Le risque de démence (et de maladie d’Alzheimer) augmente avec le nombre et la sévérité des traumatismes crâniens (TC), d’après une large étude prospective menée sur une cohorte danoise, et dont les résultats sont publiés dans le « Lancet Psychiatry ».
Cette étude a en effet été menée sur près de 2,8 millions de personnes, pour un total de 27 632 020 personnes-années. Elle montre que les personnes ayant subi un TC voient leur risque de démence augmenter de 24 %, et le risque spécifique de maladie d’Alzheimer augmenter de 16 %. Le risque est aussi augmenté même quand il s’agit d’un TC de sévérité moyenne (commotion cérébrale), avec une augmentation de 17 %.
Une étude très robuste
Le lien entre TC et démence avait déjà été suggéré, principalement pour les vétérans des guerres d’Irak et d’Afghanistan, et pour certains sportifs (football, football américain, hockey, boxe). Mais les études sur le sujet manquaient de robustesse (échantillons et durée de suivi trop peu importants, manque d’information sur le nombre, la sévérité et la date du TC, manque de population témoin comparative) et les résultats étaient contradictoires.
Cette étude est la première à suivre pendant un temps long un échantillon de taille suffisante. Elle a ainsi considéré dans les registres danois les cas de TC qui avaient entraîné une hospitalisation ou un passage aux urgences entre 1977 et 2013. L’association de la sévérité, du nombre et de la date des TC avec la survenue d’une démence a été ajustée en fonction d’autres facteurs de risque tels que le diabète, une maladie cardiaque, la dépression et l’usage de drogues.

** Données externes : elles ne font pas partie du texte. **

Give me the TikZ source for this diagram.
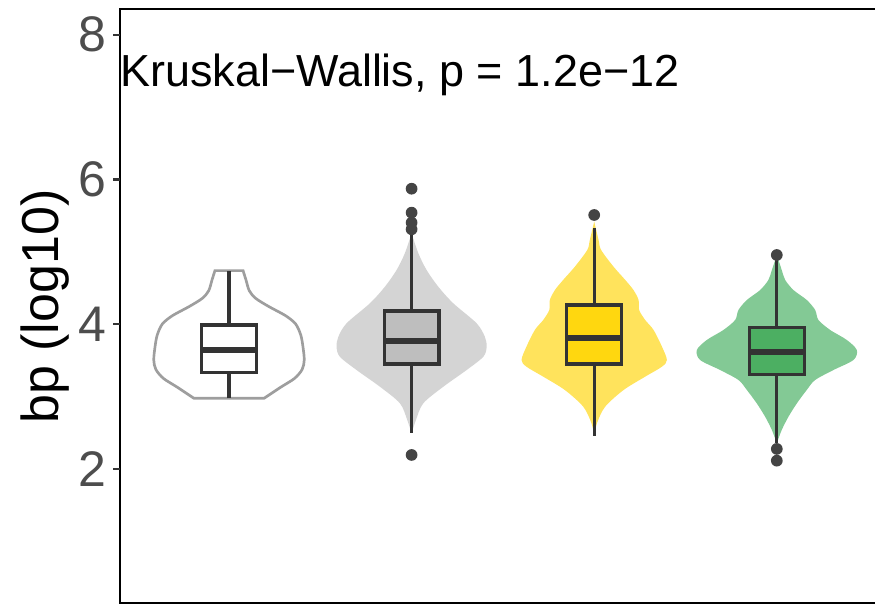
\documentclass[tikz,border=0pt]{standalone}
\usepackage{fontspec}
\setmainfont{Liberation Sans}

\definecolor{boxline}{HTML}{333333}
\definecolor{outlr}{HTML}{444444}
\definecolor{ticklab}{HTML}{4D4D4D}
\definecolor{violwhite}{HTML}{9E9E9E}
\definecolor{violgray}{HTML}{D4D4D4}
\definecolor{boxgray}{HTML}{BEBEBE}
\definecolor{violgold}{HTML}{FFE35C}
\definecolor{boxgold}{HTML}{FFD70F}
\definecolor{violgreen}{HTML}{83C995}
\definecolor{boxgreen}{HTML}{4CAF62}

\tikzset{
  whisk/.style={draw=boxline,line width=2.3pt},
  boxbody/.style={draw=boxline,line width=2.4pt},
  medline/.style={draw=boxline,line width=4.3pt},
  outlier/.style={fill=outlr},
  tickmk/.style={draw=boxline,line width=1.7pt},
  ticklbl/.style={text=ticklab,inner sep=0pt,font=\fontsize{37.5}{40}\selectfont},
}

% x, lower whisker, q1, median, q3, upper whisker, box fill
\newcommand{\boxplt}[7]{
  \draw[whisk] (#1,#2) -- (#1,#3);
  \draw[whisk] (#1,#5) -- (#1,#6);
  \filldraw[boxbody,fill=#7] (#1-0.15,#3) rectangle (#1+0.15,#5);
  \draw[medline] (#1-0.15,#4) -- (#1+0.15,#4);
}

\begin{document}
\begin{tikzpicture}
[x=136.95pt,y=54.26pt]
\useasboundingbox (-0.2541,0.1175) rectangle (4.5378,8.4796);

% panel
\draw[line width=1.9pt] (4.5378,8.356) -- (0.403,8.356) -- (0.403,0.145) -- (4.5378,0.145);

\foreach \v in {2,4,6,8}
{
  \draw[tickmk] (0.365,\v) -- (0.403,\v);
  \node[ticklbl,anchor=east] (tick\v) at (0.332,\v) {\v};
}

\node[rotate=90,inner sep=0pt,font=\fontsize{39}{42}\selectfont] (ylab) at (-0.008,4.243) {bp (log10)};
\node[anchor=base west,inner sep=0pt,font=\fontsize{33.7}{38}\selectfont] (kwtest) at (0.403,7.277) {Kruskal−Wallis, p = 1.2e−12};

% violins
\begin{scope}[shift={(1,0)}]
\foreach \s in {1,-1}
  \draw[violwhite,line width=2pt,xscale=\s] (0,4.739) -- plot[smooth] coordinates {(0.077,4.739) (0.093,4.610) (0.111,4.462)
    (0.146,4.356) (0.219,4.241) (0.310,4.116) (0.365,4.001) (0.393,3.849) (0.405,3.688) (0.412,3.504)
    (0.401,3.375) (0.360,3.251) (0.283,3.127) (0.192,2.974)} -- (0,2.974);
\end{scope}

\begin{scope}[shift={(2,0)}]
\foreach \s in {1,-1}
  \fill[violgray,xscale=\s] plot[smooth] coordinates {(0,5.255) (0.037,4.979) (0.082,4.748) (0.146,4.517)
    (0.228,4.288) (0.356,4.011) (0.401,3.826) (0.411,3.688) (0.393,3.549) (0.301,3.364) (0.174,3.135)
    (0.064,2.905) (0.024,2.675) (0,2.491)};
\end{scope}

\begin{scope}[shift={(3,0)}]
\foreach \s in {1,-1}
  \fill[violgold,xscale=\s] plot[smooth] coordinates {(0,5.416) (0.024,5.162) (0.038,5.024) (0.106,4.793)
    (0.170,4.610) (0.215,4.471) (0.243,4.333) (0.246,4.195) (0.279,4.057) (0.325,3.919) (0.371,3.688)
    (0.398,3.504) (0.371,3.411) (0.279,3.273) (0.161,3.089) (0.060,2.858) (0.015,2.629) (0,2.453)};
\end{scope}

\begin{scope}[shift={(4,0)}]
\foreach \s in {1,-1}
  \fill[violgreen,xscale=\s] plot[smooth] coordinates {(0,4.955) (0.027,4.748) (0.046,4.610) (0.091,4.471)
    (0.164,4.333) (0.210,4.195) (0.228,4.057) (0.292,3.919) (0.383,3.781) (0.438,3.642) (0.420,3.504)
    (0.311,3.366) (0.210,3.227) (0.164,3.089) (0.110,2.905) (0.064,2.720) (0.027,2.536) (0,2.352)};
\end{scope}

% boxes
\boxplt{1}{2.974}{3.328}{3.642}{3.988}{4.738}{white}
\boxplt{2}{2.495}{3.448}{3.771}{4.181}{5.259}{boxgray}
\boxplt{3}{2.453}{3.448}{3.812}{4.264}{5.324}{boxgold}
\boxplt{4}{2.352}{3.306}{3.610}{3.950}{4.932}{boxgreen}

% outliers
\foreach \x/\y in {2/5.871,2/5.540,2/5.402,2/5.310,2/2.191,3/5.508,4/4.955,4/2.274,4/2.112}
  \fill[outlier] (\x,\y) circle[radius=4.4pt];
\end{tikzpicture}
\end{document}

En revanche, d’autres facteurs de risque tels que le niveau d’éducation n’ont pas été pris en compte. « Il est important de comprendre à quel point cette étude est robuste », insiste dans un commentaire, dans le même numéro du « Lancet Psychiatry », Carol Brayne, de l’école de médecine de l’université de Cambridge.
Un risque qui augmente avec le nombre de traumatismes crâniens
Entre 1977 et 2013, 4,7 % des 2,8 millions de personnes considérées ont subi au moins un TC. Et entre 1999 et 2013, ce sont 4,5 % des personnes de plus de 50 ans qui ont déclaré une démence (avec un âge moyen au diagnostic de 80,7 ans). Le risque de démence augmente avec le nombre de TC, de 22 % avec un seul TC, jusqu'à 183 % (près de trois fois plus) avec 5 TC ou davantage. L’étude révèle aussi qu’un TC sévère unique augmente le risque de démence de 35 % alors qu’un TC de sévérité modérée l’augmentait de 17 %.
Par ailleurs, plus l’individu subit un TC tôt dans sa vie, plus le risque de démence s'élève. Le sexe a aussi une influence puisque les hommes ayant subi un TC sont légèrement plus à risque de développer une démence que les femmes dans la même situation. Enfin, les auteurs montrent que les personnes qui ont eu des fractures traumatiques en dehors des sites de la tête et du cou ne présentent pas de surrisque de démence.
Des implications majeures
Chaque année, ce sont 50 millions de personnes dans le monde qui subissent un TC, et les causes principales en sont les chutes, les accidents de voiture et les agressions. Et la démence touche actuellement 47 millions de personnes dans le monde, un chiffre prévu pour doubler dans les 20 prochaines années.
« Il est important de signaler que même si le risque relatif de démence augmente après un TC, le risque absolu reste faible », tempère Jesse Fann, professeur de psychiatrie et de sciences du comportement à l’école de médecine de l’université de Washington, à Seattle, et qui a mené cette étude. « Nos résultats ne signifient pas du tout que toutes les personnes qui ont subi un TC vont développer une démence plus tard », ajoute-t-il. Cependant, conclut-il, « nos résultats suggèrent que des programmes de prévention des TC pourraient permettre de réduire le poids de la démence dans le monde ».